Ontario and Alberta are heading in opposite directions over their views of coal as a viable fuel source in the future.
Alberta, which holds massive coal reserves, has recently stepped up the sales pitch that coal should be at the forefront of future energy strategies and that it can be used in a clean and environmental manner.
Meanwhile, Ontario's Liberal government is struggling with a three-year-old election promise that it would close all of its older, polluting coal-fired plants in order to improve air quality in the heavily populated and industrialized south.
Ontario Premier Dalton McGuinty's government has already had to push back its target date to close all remaining coal-fired plants by two years to 2009 as the demand for energy continues to grow and new sources of supply from nuclear and natural-gas fired plants have yet to come on stream.
Instead of trying to push coal into the history books, Alberta believes that it will play a major role in the future energy policy of the province, Klein said Monday.
The premier said that he believes the cost of clean coal technology will come down in time.
And he likened the coal industry to northern Alberta's oilsands, where decades worth of technological advances have managed to dramatically lower production costs to the point where it's become an attractive, stable investment.
Helped by sustained, near-record crude prices, nearly every major Canadian energy company and a long list of international players, are now building or expanding in the oilsands, with a list of construction projects totalling upwards of $100 billion dollars over the next 10 to 15 years.
The oilsands industry "found ways to bring the cost of extracting oil down to a very reasonable cost where they're all just making a tremendous amount of money," said Klein.
"So it can happen with the coal industry."
Epcor Utilities Inc., owned by the City of Edmonton, said it would like to have a very low-emission, coal-gasification plant built and operating in Alberta by 2015.
But Epcor senior vice-president David Lewin said Monday that such a plant would cost more than $1 billion to build.

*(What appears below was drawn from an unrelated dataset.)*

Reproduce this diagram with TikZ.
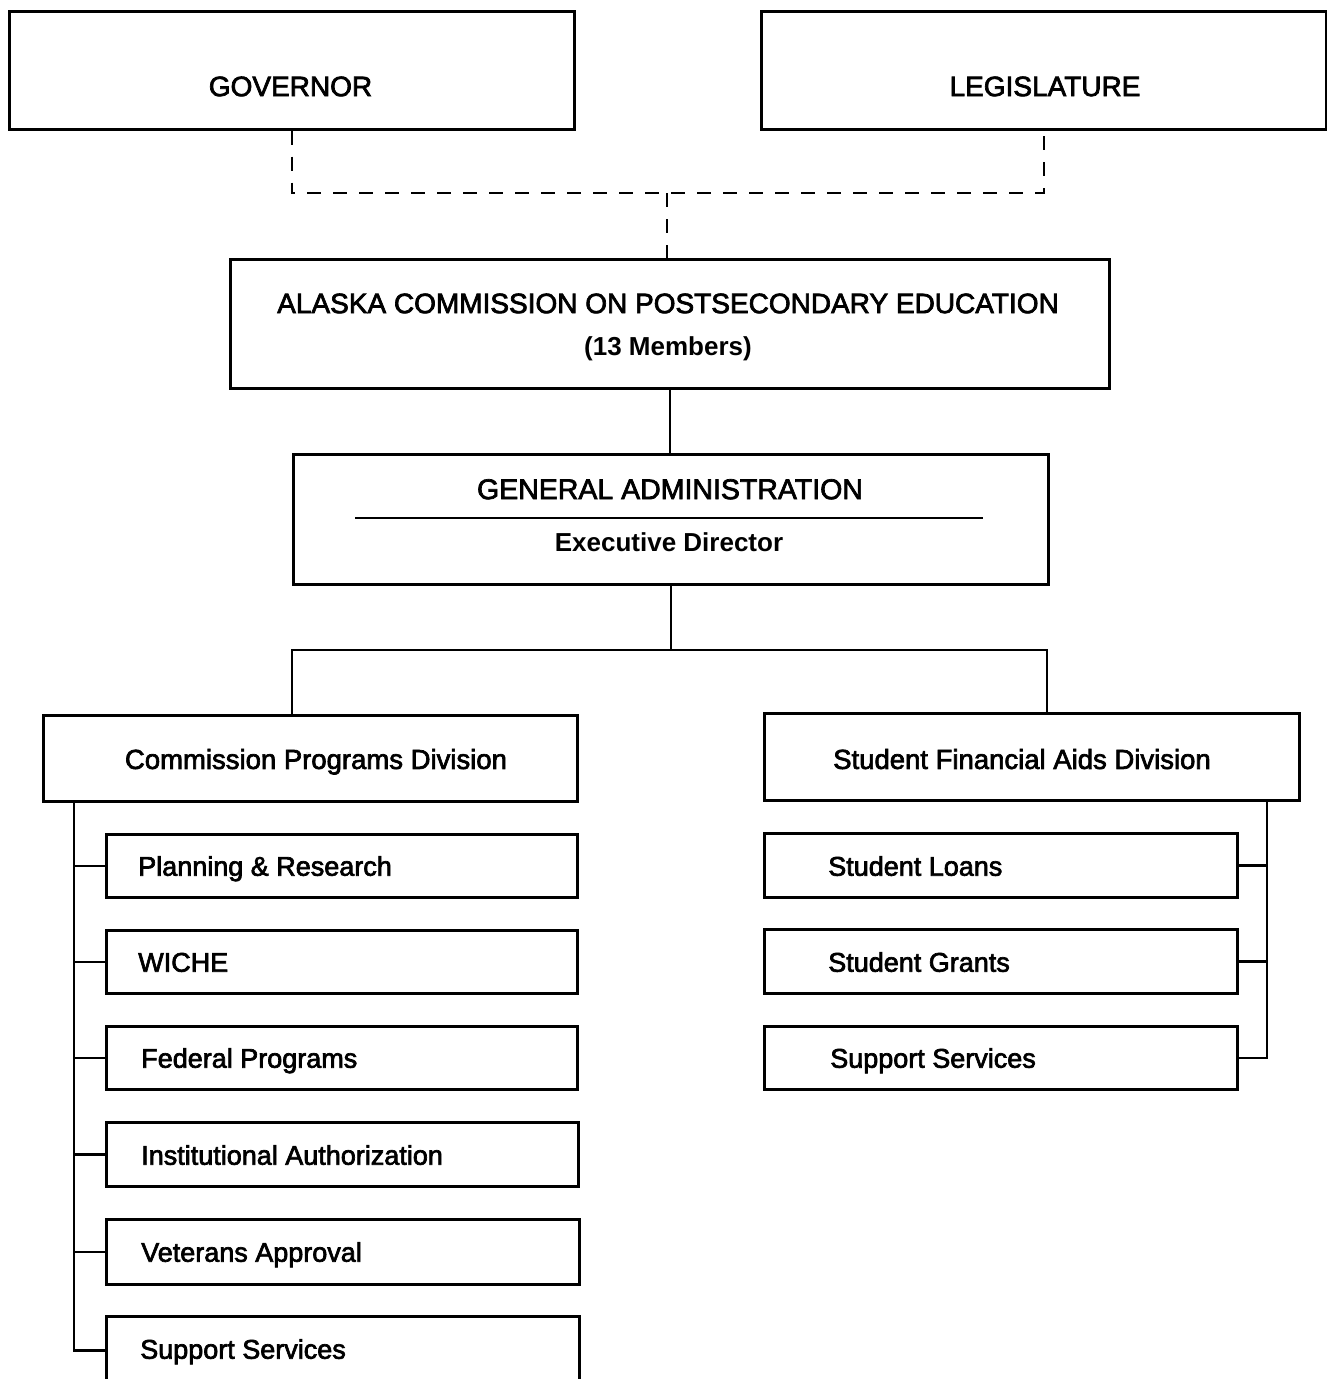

Epcor is currently looking for government funding to do the front-end engineering and design of the plant, and expects a group of companies would likely invest to cover the bulk of the costs.
"Because of the newness of the technology, inherent risks and likely the higher capital costs, it would be a consortium of utilities who would basically invest."
Such coal-gasification technology would enable the capture of carbon dioxide. And in Alberta, the possibility exists that the carbon dioxide could be sent to a pipeline to older oilfields where it is pumped down the wells to bring additional oil to the surface.